Still, there are signs of the new realities shaped by the Trump administration’s immigration policy. Until recently, Border Patrol would open the bridge (and border) for the day, allowing crowds to freely float between two cities, two nations. Now dozens of Matamoros residents watch the spectacle through mesh nets, still waiting in line to cross. “So much for sister cities,” Romo says. Border Patrol agents begin to leave their posts to watch the multicultural celebration. “If I brought one of my disabled children over,” D’Cruz gripes, “they probably would deny me entry.”
Despite her frustration, there are signs of progress. So far, Project Corazon and D’Cruz have been able to get 60 members of families facing extraordinary sicknesses or disabilities safely into the States through their advocacy. They are the only ones keeping a record of these asylum seekers, including their names, countries of origin and the situations they are fleeing, all information that will prove critical in court. And for all her F-bombing bluster, D’Cruz believes the more damaging effects of Trump’s immigration policy can be overturned in time.

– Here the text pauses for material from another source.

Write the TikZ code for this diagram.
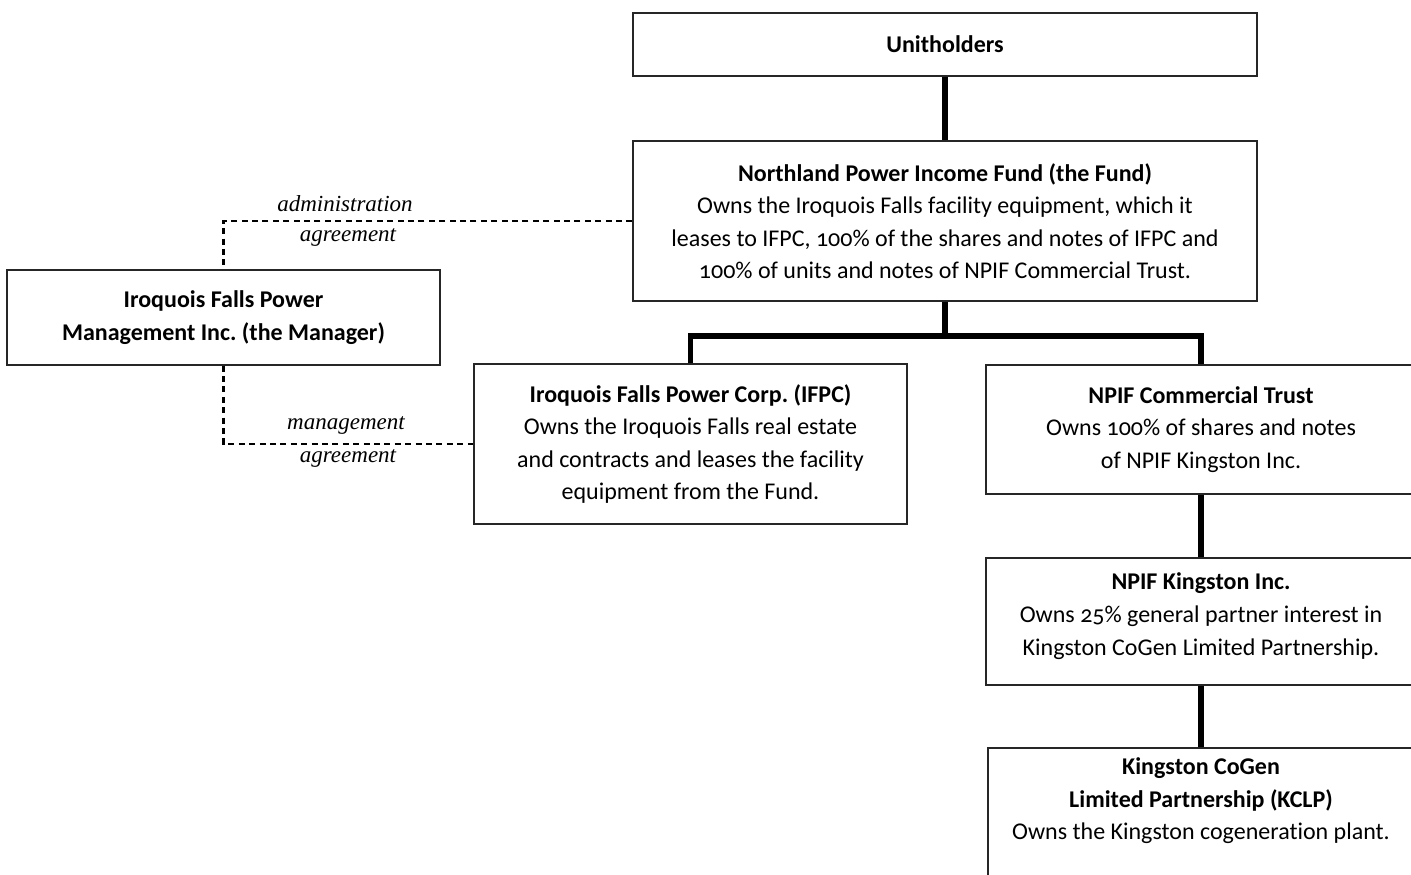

After all, she has seen it happen before, as a founding member, in 1989, of the Florence Project in Arizona, which sought justice for Guatemalan and Salvadoran immigrants who faced discrimination while filing for asylum. “People were just getting deported left, right and center,” she says, before a major victory came with the “ABC Settlement Agreement” that eased resettlement claims in 1991.
“That was how they took care of all those thousands of people then,” she says, and she’s hopeful something similar could happen today. While the Supreme Court last week allowed the MPP to remain in place for now, it will likely take up the case as soon as the fall. Resolution may well be on the horizon. In the meantime, the chingonas of Matamoros will be paving the way.